The drought that has worsened over the past several years will have no relief this spring with the most abnormally low rainfall expected in the hardest-hit regions from Andalusia to Valencia.
"The olive crop will once again be negatively impacted by drought having a major impact on olive oil prices around the world," Reppert added.
Spring will be in full force from Italy through the Balkan Peninsula and into Ukraine where unseasonable warmth is expected for long stretches from March through May.
A lack of cold air across eastern Russia will prevent any Arctic intrusions into southern Europe throughout the spring.
As a result, long periods of above-normal warmth combined with drier-than-normal weather will dominate the spring.
From late April into May, temperatures will occasionally soar to levels more common during the first half of summer, with the most intense warmth expected from southern Italy into the southern Balkans.
Air masses from the Mediterranean Sea, however, will set the stage for occasional severe thunderstorms from southern France through northern Italy into the northern Balkan Peninsula as storm systems passing to the north interact with the unseasonable warmth and rich Mediterranean moisture.
Locations such as Milan, Venice, Zagreb, Ljubljana and Budapest are at risk for thunderstorms capable of producing damaging winds, hail and flash flooding.
The winter months unleashed numerous storms on the British Isles as strong winds disrupted travel and brought power cuts.
The high frequency of storms also caused flooding over South West England, Wales and North West England.
The spring will feature beneficial changes for some areas while others continue to endure repeated rounds of stormy weather.
A southerly storm track will continue through much of the spring causing above-normal rainfall and occasional strong winds through Ireland, Wales and southern England.
Above-normal rainfall in areas that already endured a harsh winter will result in continued episodes of flooding.
Greater London, South East England and East Anglia will have an increase in rainfall during the spring.

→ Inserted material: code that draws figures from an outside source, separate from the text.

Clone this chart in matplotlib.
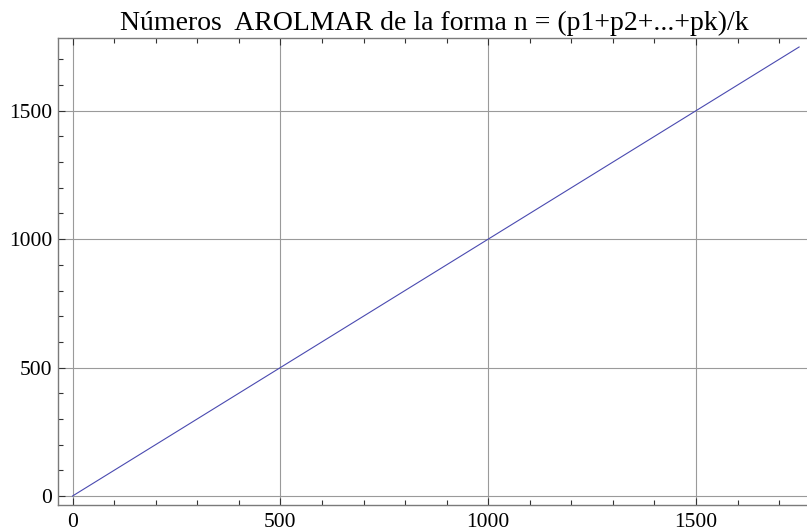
import matplotlib
matplotlib.use("Agg")
import matplotlib.pyplot as plt
from matplotlib.ticker import MultipleLocator

# Data
n_x = [0, 1748]
n_y = [0, 1748]
x_ticks = [0, 500, 1000, 1500]
y_ticks = [0, 500, 1000, 1500]
title = "Números  AROLMAR de la forma n = (p1+p2+...+pk)/k"

plt.rcParams['font.family'] = ['Liberation Serif', 'DejaVu Serif']

fig = plt.figure(figsize=(8.07, 5.31), dpi=100)
ax = fig.add_axes([58/807, 1-505/531, 1-58/807, (505-38)/531])

ax.plot(n_x, n_y, color='#4a4ab0', lw=0.8)

ax.set_xlim(-35, 1767)
ax.set_ylim(-35, 1783)
ax.set_xticks(x_ticks)
ax.set_yticks(y_ticks)
ax.xaxis.set_minor_locator(MultipleLocator(100))
ax.yaxis.set_minor_locator(MultipleLocator(100))

ax.grid(True, which='major', color='#9a9a9a', lw=0.8)
ax.set_axisbelow(True)

for s in ['left', 'bottom', 'top']:
    ax.spines[s].set_color('#7a7a7a')
    ax.spines[s].set_linewidth(1.0)
ax.spines['right'].set_visible(False)

ax.tick_params(axis='both', which='both', direction='in', colors='#333333',
               labelcolor='black', labelsize=15.5)
ax.tick_params(axis='x', which='both', top=True, bottom=True)
ax.tick_params(axis='y', which='both', left=True, right=False)
ax.tick_params(which='major', length=5, width=0.8)
ax.tick_params(which='minor', length=3.5, width=0.8)
ax.tick_params(axis='x', pad=6)
ax.tick_params(axis='y', pad=4)

fig.text(434.5/807, 1-30/531, title, ha='center', va='baseline', fontsize=20)

fig.savefig('out.png', dpi=100)
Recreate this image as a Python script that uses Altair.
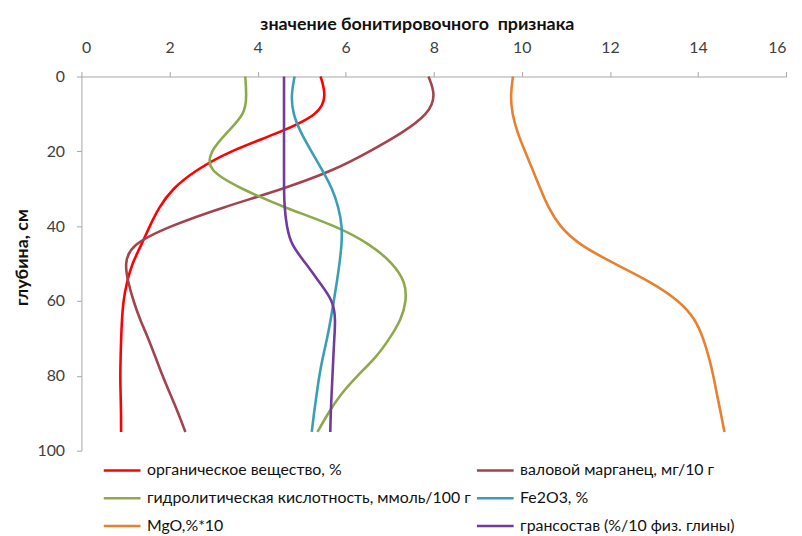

Following a drier-than-normal winter, however, no widespread flooding problems are expected.
Farther north, this southward shift in storminess will bring a reprieve to areas from Northern England into Scotland, with the weather improving throughout the spring months in Northern England. Generally near- to below-normal rainfall is expected in these areas while temperatures will be near to above normal.
While Northern Ireland and Scotland will not be free of storms during the spring, there will be longer stretches of tranquil weather following a very stormy winter.
The battleground between lingering winter chill and the return of spring warmth will be found from Poland into Belarus and the Baltic States during March and April.
Cold air will remain entrenched over Scandinavia making occasional intrusions southward into the Baltic States, with a brief chill being felt into Belarus and Poland.
"These cold intrusions will continue the threat for snow through Easter from northern Poland into the Baltic States," Roys said.
Storms tracking westward across Europe will help to pull warmer air from the Balkan Peninsula northward, bringing occasional bursts of warmth which will be erased by cooler air that follows each storm.
During the late spring, warmer air from the Balkan Peninsula is expected to surge northward bringing warmer periods to Poland and Belarus, an end to any long-lasting cold, and providing a good start to the growing season for farmers across the region.